20 March 2025

The challenges and opportunities for academics in professional military education

Matthew Powell & Dafydd Townley

Militaries have provided academic education, alongside military training, for several centuries. This phenomenon began with the Prussian Staff College as early as 1801. Entrants into this staff college underwent a rigorous university level education with a curriculum focused on military history, mathematics, science and a foreign language (initially either French or Russian). For the Prussian army, graduation from this staff college was an essential requirement to be appointed to the Prussian General Staff. Within the Prussian Staff College, there was a clear emphasis on the purpose of the education provided to attendees, which was to enhance the cognitive abilities of those that would serve under senior general officers. These staff officers were educated in order to provide the “powerful brain of the military body” (Wilkinson 1913).

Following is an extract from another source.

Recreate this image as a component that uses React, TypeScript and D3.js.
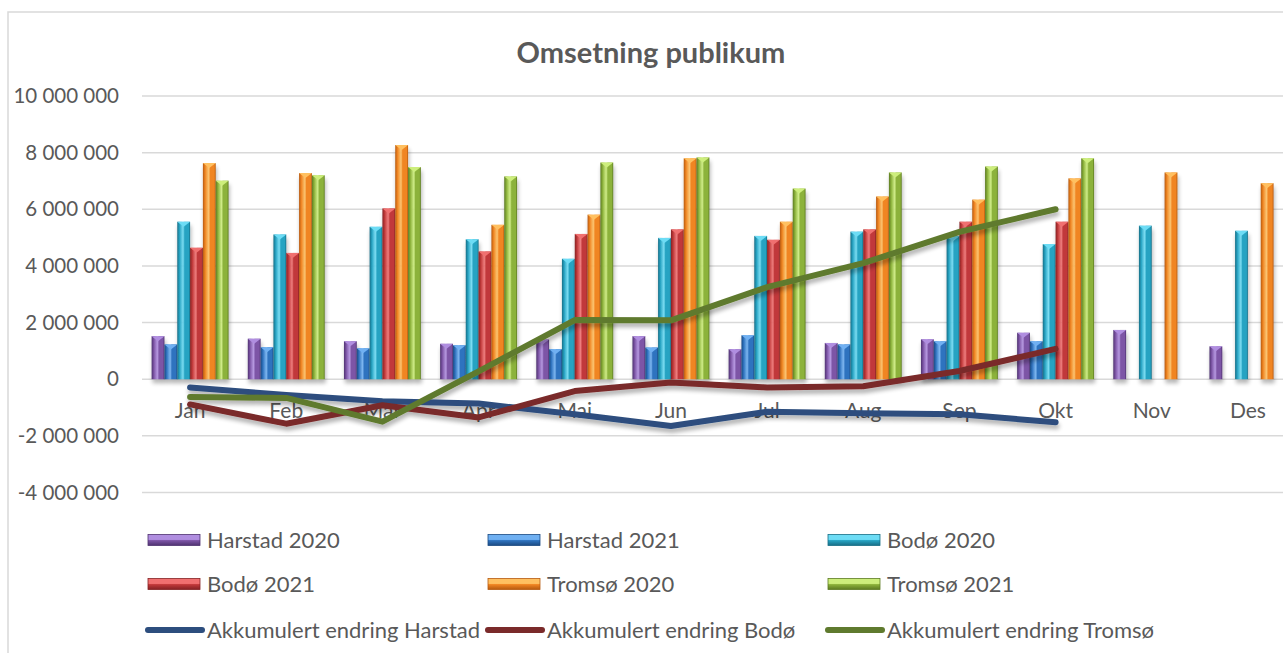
import * as d3 from 'd3';

const months = ['Jan', 'Feb', 'Mar', 'Apr', 'Mai', 'Jun', 'Jul', 'Aug', 'Sep', 'Okt', 'Nov', 'Des'];
const yTicks = [10000000, 8000000, 6000000, 4000000, 2000000, 0, -2000000, -4000000];

const harstad2020 = [1520000, 1430000, 1340000, 1250000, 1400000, 1520000, 1060000, 1280000, 1410000, 1640000, 1740000, 1160000];
const harstad2021 = [1230000, 1130000, 1090000, 1200000, 1060000, 1120000, 1550000, 1230000, 1340000, 1340000, null, null];
const bodo2020 = [5560000, 5110000, 5380000, 4940000, 4250000, 4990000, 5060000, 5210000, 5050000, 4770000, 5420000, 5240000];
const bodo2021 = [4640000, 4460000, 6030000, 4510000, 5130000, 5290000, 4920000, 5290000, 5560000, 5560000, null, null];
const tromso2020 = [7630000, 7280000, 8270000, 5450000, 5810000, 7800000, 5560000, 6450000, 6340000, 7090000, 7300000, 6920000];
const tromso2021 = [7010000, 7200000, 7490000, 7160000, 7650000, 7830000, 6730000, 7300000, 7510000, 7800000, null, null];

const akkHarstad = [-290000, -560000, -780000, -860000, -1240000, -1650000, -1150000, -1200000, -1240000, -1520000];
const akkBodo = [-890000, -1570000, -920000, -1350000, -420000, -120000, -290000, -250000, 290000, 1070000];
const akkTromso = [-630000, -660000, -1500000, 280000, 2090000, 2080000, 3250000, 4100000, 5200000, 6000000];

const barSeries = [
  { name: 'Harstad 2020', values: harstad2020, color: '#7d55a6', light: '#b08ee0', dark: '#4f3270' },
  { name: 'Harstad 2021', values: harstad2021, color: '#2f73bf', light: '#6fb0f2', dark: '#1b4a82' },
  { name: 'Bodø 2020', values: bodo2020, color: '#27a3c2', light: '#6ddcf5', dark: '#176e86' },
  { name: 'Bodø 2021', values: bodo2021, color: '#c1393a', light: '#f07070', dark: '#842224' },
  { name: 'Tromsø 2020', values: tromso2020, color: '#f08522', light: '#ffc061', dark: '#b65a10' },
  { name: 'Tromsø 2021', values: tromso2021, color: '#8cb23b', light: '#cdee7c', dark: '#5c7a22' },
];

const lineSeries = [
  { name: 'Akkumulert endring Harstad', values: akkHarstad, color: '#2d4e7e' },
  { name: 'Akkumulert endring Bodø', values: akkBodo, color: '#7a2a2a' },
  { name: 'Akkumulert endring Tromsø', values: akkTromso, color: '#5f7a2e' },
];

const W = 1283;
const H = 653;
const font = 'Lato, "Noto Sans", sans-serif';
const textColor = '#595959';

export default function App() {
  const plotLeft = 142;
  const plotRight = 1296;

  const x = d3.scaleBand<string>().domain(months).range([plotLeft, plotRight]).paddingInner(0.2).paddingOuter(0.1);
  const x1 = d3.scaleBand<string>().domain(barSeries.map(s => s.name)).range([0, x.bandwidth()]);
  const y = d3.scaleLinear().domain([-4000000, 10000000]).range([492.5, 96]);

  const fmt = (v: number) => d3.format(',')(v).replace(/,/g, ' ').replace('−', '-');

  const line = d3.line<number>()
    .x((_, i) => (x(months[i]) ?? 0) + x.bandwidth() / 2)
    .y(d => y(d));

  const legendCols = [148, 488, 828];
  const legendRows = [540, 584, 630];

  return (
    <svg width={W} height={H} style={{ position: 'absolute', left: 0, top: 0, background: '#fff' }}>
      <defs>
        {barSeries.map((s, i) => (
          <linearGradient key={i} id={`bar-${i}`} x1="0" x2="1" y1="0" y2="0">
            <stop offset="0%" stopColor={s.dark} />
            <stop offset="18%" stopColor={s.color} />
            <stop offset="45%" stopColor={s.light} stopOpacity={0.85} />
            <stop offset="58%" stopColor={s.color} />
            <stop offset="88%" stopColor={s.color} />
            <stop offset="100%" stopColor={s.dark} />
          </linearGradient>
        ))}
        {barSeries.map((s, i) => (
          <linearGradient key={i} id={`leg-${i}`} x1="0" x2="0" y1="0" y2="1">
            <stop offset="0%" stopColor={s.light} />
            <stop offset="45%" stopColor={s.light} />
            <stop offset="55%" stopColor={s.color} />
            <stop offset="100%" stopColor={s.dark} />
          </linearGradient>
        ))}
        <filter id="shadow" x="-20%" y="-20%" width="140%" height="160%">
          <feGaussianBlur in="SourceAlpha" stdDeviation="2" />
          <feOffset dx="1" dy="4" result="b" />
          <feComponentTransfer><feFuncA type="linear" slope="0.3" /></feComponentTransfer>
          <feMerge>
            <feMergeNode />
            <feMergeNode in="SourceGraphic" />
          </feMerge>
        </filter>
      </defs>

      {/* chart frame */}
      <rect x={8} y={12} width={W + 20} height={H + 20} fill="#fff" stroke="#d9d9d9" strokeWidth={1.5} />

      <text x={651} y={63} textAnchor="middle" fontFamily={font} fontWeight={700} fontSize={29} fill={textColor}>
        Omsetning publikum
      </text>

      {/* gridlines + y axis labels */}
      {yTicks.map(t => (
        <g key={t}>
          <line x1={plotLeft} x2={W} y1={y(t)} y2={y(t)} stroke="#d9d9d9" strokeWidth={1.5} />
          <text x={119} y={y(t)} dy="0.35em" textAnchor="end" fontFamily={font} fontSize={20.5} fill={textColor}>
            {fmt(t)}
          </text>
        </g>
      ))}

      {/* x labels */}
      {months.map(m => (
        <text key={m} x={(x(m) ?? 0) + x.bandwidth() / 2} y={418} textAnchor="middle" fontFamily={font} fontSize={21} fill={textColor}>
          {m}
        </text>
      ))}

      {/* bars */}
      <g filter="url(#shadow)">
        {barSeries.map((s, si) =>
          s.values.map((v, mi) => {
            if (v == null) return null;
            const bx = (x(months[mi]) ?? 0) + (x1(s.name) ?? 0);
            const bw = x1.bandwidth();
            const top = y(v);
            const h = y(0) - top;
            return (
              <g key={`${si}-${mi}`}>
                <rect x={bx} y={top} width={bw} height={h} fill={`url(#bar-${si})`} />
                <path d={`M${bx},${top}L${bx + bw},${top}L${bx + bw / 2},${top + 5}Z`} fill={s.light} />
              </g>
            );
          })
        )}
      </g>

      {/* lines */}
      <g filter="url(#shadow)">
        {lineSeries.map(s => (
          <path key={s.name} d={line(s.values) ?? ''} fill="none" stroke={s.color} strokeWidth={6} strokeLinecap="round" strokeLinejoin="round" />
        ))}
      </g>

      {/* legend */}
      {barSeries.map((s, i) => {
        const lx = legendCols[i % 3];
        const ly = legendRows[Math.floor(i / 3)];
        return (
          <g key={s.name}>
            <rect x={lx} y={ly - 5.5} width={52} height={11} fill={`url(#leg-${i})`} stroke={s.dark} strokeWidth={0.8} />
            <text x={lx + 59} y={ly} dy="0.35em" fontFamily={font} fontSize={22} fill={textColor}>{s.name}</text>
          </g>
        );
      })}
      {lineSeries.map((s, i) => {
        const lx = legendCols[i];
        const ly = legendRows[2];
        return (
          <g key={s.name}>
            <line x1={lx} x2={lx + 54} y1={ly} y2={ly} stroke={s.color} strokeWidth={6} strokeLinecap="round" />
            <text x={lx + 59} y={ly} dy="0.35em" fontFamily={font} fontSize={22} fill={textColor}>{s.name}</text>
          </g>
        );
      })}
    </svg>
  );
}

The catalyst for the  creation of such a body within the Prussian army were a series of crushing defeats suffered at the hands of the French under Napoleon Bonaparte (Newland 2005). These reforms led to the Prussian army becoming one of the most formidable in Europe, and resulting in victories over Denmark, Austria and France in the 1860s and 1870s. Other European militaries adopted similar reforms within their own armed forces, and this trend for more highly educated personnel has continued through the twentieth and into the twenty-first century, which has resulted in the creation of formalised professional military education (Libel 2021).